I want to finish with a final story that comes from one of my favorite books The Chronicles of Narnia. In it, a young boy named Eustace who has acted horridly and selfishly up to this point comes across a dragon’s cave. He witnesses a monstrous, haggardly dragon crawl from the cave, collapse, and die. Upon entering the cave Eustace discovers heaps of gold, jewels, and other treasures. In his delight, he dons a golden bracelet. Soon he is fast asleep in a mountain of golden coins. Upon waking, Eustace feels a throbbing on his wrist and discovers that he has transformed into a similar monstrous dragon. He realizes that the greed of men before him also transformed them into dragons and that death has become his certain fate. With this, Eustace frantically begins to rip the scales off of his arms. At first, it seems to work and he can feel the first, then second layer peel away. But as Eustace tries to penetrate deeper, he fails to shed any more of his horrible skin. Eustace’s companions soon come across him but do not recognize him no matter how much he puffs smoke and blows fire. Misunderstood and abandoned, Eustace collapses, prepared to die.

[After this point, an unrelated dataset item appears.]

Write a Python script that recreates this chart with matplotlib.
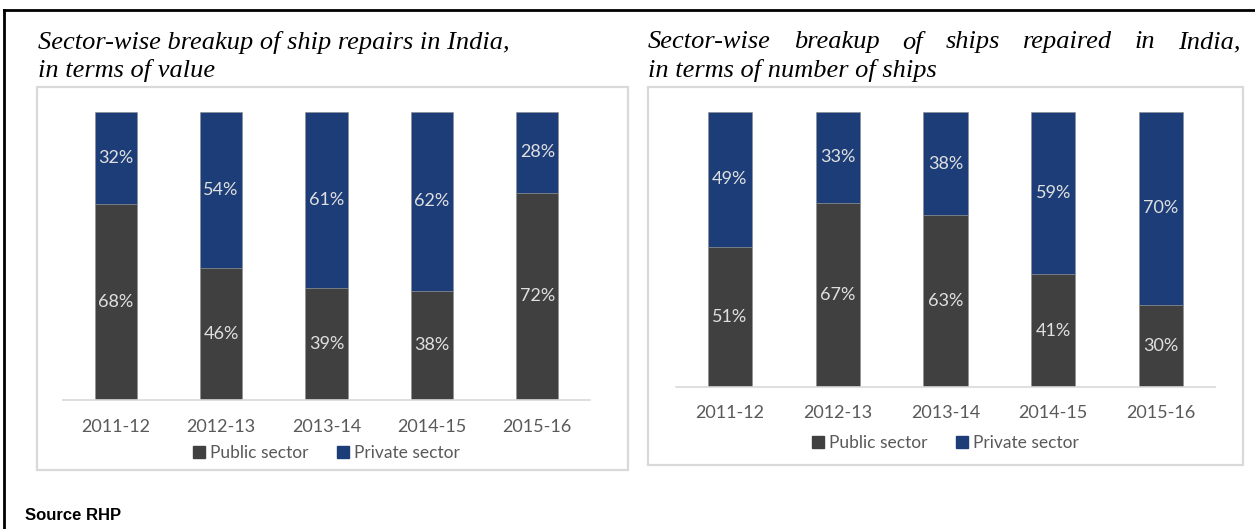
import matplotlib
matplotlib.use("Agg")
import matplotlib.pyplot as plt
from matplotlib.lines import Line2D
from matplotlib.patches import Rectangle, Patch

years = ["2011-12", "2012-13", "2013-14", "2014-15", "2015-16"]
value_public = [68, 46, 39, 38, 72]
value_private = [32, 54, 61, 62, 28]
ships_public = [51, 67, 63, 41, 30]
ships_private = [49, 33, 38, 59, 70]

PUBLIC = "#404040"
PRIVATE = "#1c3d78"
W, H = 1255, 529

fig = plt.figure(figsize=(W / 100, H / 100), dpi=100)
fig.patch.set_facecolor("white")


def px(x0, y0, x1, y1):
    # pixel box (top-left origin) -> figure fraction rect
    return [x0 / W, 1 - y1 / H, (x1 - x0) / W, (y1 - y0) / H]


def draw_panel(box, plot, public, private, width, tick_pad, legend_y):
    # light grey frame of the panel
    fig.add_artist(Rectangle((box[0] / W, 1 - box[3] / H), (box[2] - box[0]) / W,
                             (box[3] - box[1]) / H, transform=fig.transFigure,
                             fill=False, edgecolor="#d9d9d9", lw=1.6))
    ax = fig.add_axes(px(*plot))
    x = range(len(years))
    tot = [a + b for a, b in zip(public, private)]
    pub = [100 * a / t for a, t in zip(public, tot)]
    pri = [100 * b / t for b, t in zip(private, tot)]
    ax.bar(x, pub, width, color=PUBLIC, edgecolor="#8c8c8c", lw=0.4, label="Public sector")
    ax.bar(x, pri, width, bottom=pub, color=PRIVATE, edgecolor="#8c8c8c", lw=0.4,
           label="Private sector")
    for i in x:
        ax.text(i, pub[i] / 2, f"{public[i]}%", ha="center", va="center",
                color="#e0e0e0", fontsize=13, family="Lato")
        ax.text(i, pub[i] + pri[i] / 2, f"{private[i]}%", ha="center", va="center",
                color="#e0e0e0", fontsize=13, family="Lato")
    ax.set_xlim(-0.5, len(years) - 0.5)
    ax.set_ylim(0, 100)
    for s in ["left", "right", "top"]:
        ax.spines[s].set_visible(False)
    ax.spines["bottom"].set_color("#d9d9d9")
    ax.spines["bottom"].set_linewidth(1.2)
    ax.set_yticks([])
    ax.set_xticks(list(x))
    ax.set_xticklabels(years, fontsize=13, color="#595959", family="Lato")
    ax.tick_params(axis="x", length=0, pad=tick_pad)
    ax.legend(handles=[Patch(color=PUBLIC, label="Public sector"),
                       Patch(color=PRIVATE, label="Private sector")],
              loc="center", bbox_to_anchor=(0.5, legend_y), ncol=2, frameon=False,
              prop={"family": "Lato", "size": 12.5}, labelcolor="#595959",
              handlelength=0.7, handleheight=0.7, handletextpad=0.3, columnspacing=1.6)
    return ax


ax1 = draw_panel((37, 87, 628, 470), (63, 112, 590, 400), value_public, value_private,
                 0.4, 14, -0.185)
ax2 = draw_panel((648, 87, 1243, 465), (676, 112, 1215, 387), ships_public, ships_private,
                 0.41, 13, -0.205)

# titles
tfont = dict(family="Liberation Serif", style="italic", fontsize=19, color="black")
fig.text(38 / W, 1 - 42 / H, "Sector-wise breakup of ship repairs in India,", va="center", **tfont)
fig.text(38 / W, 1 - 71 / H, "in terms of value", va="center", **tfont)
fig.text(648 / W, 1 - 71 / H, "in terms of number of ships", va="center", **tfont)

# justified first line of the right title
words = "Sector-wise breakup of ships repaired in India,".split()
r = fig.canvas.get_renderer()
arts = [fig.text(0, 1 - 42 / H, w, va="center", **tfont) for w in words]
widths = [a.get_window_extent(r).width for a in arts]
x0, x1 = 648, 1241
gap = (x1 - x0 - sum(widths)) / (len(words) - 1)
cx = x0
for a, w in zip(arts, widths):
    a.set_x(cx / W)
    cx += w + gap

# outer frame (top and left only)
fig.add_artist(Line2D([4 / W, 1], [1 - 10 / H, 1 - 10 / H], color="black", lw=2,
                      transform=fig.transFigure))
fig.add_artist(Line2D([4 / W, 4 / W], [0, 1 - 10 / H], color="black", lw=2,
                      transform=fig.transFigure))

fig.text(25 / W, 1 - 516 / H, "Source RHP", va="center", ha="left",
         family="Liberation Sans", weight="bold", fontsize=12)

fig.savefig("out.png", dpi=100)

Then, a large lion appears before him. His paws are wide and strong, his mane full, and his stature commanding and full of greatness. The lion asks Eustace if he wants to be a boy again and tells him that his attempts to shed his own skin are futile. The lion is the only one who can remove the scales, but there is a cost. Eustace will have to experience great pain that comes with shedding his serpentine skin. The lion then takes his mighty claws and digs into the scales. The first layer is pulled away with a difference far greater than Eustace’s previous attempts. The depth of the first penetration is frightening but liberating. Soon Eustace finds himself back in his smooth, young skin.
Jesus is like the lion who frees us from the suffocating skin of sin we find ourselves bound in. It is difficult to come to Jesus as we are: so full of root sins. We cannot shed our sinful nature by our own power though. Jesus’ death and resurrection is the only thing that has the full power to free us from our enslavement to sin. When we make the declaration: I have seen the Lord, we invite Jesus to peel away the deepest layers of our sinful nature and become new beings.

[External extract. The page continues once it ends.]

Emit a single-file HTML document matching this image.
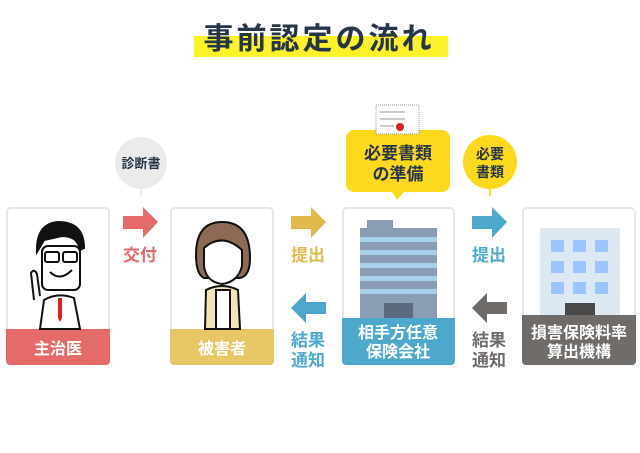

The final verse in John’s gospel is verse 31. It says: But these are written that you may believe that Jesus is the Messiah the Son of God and that by believing you may have life in his name. Jesus already died and rose again. He did it so that you and I could truly start living. I pray that we may hear Jesus calling us by name, and see him standing in front of us. Then we can make say from our hearts: I have seen the Lord!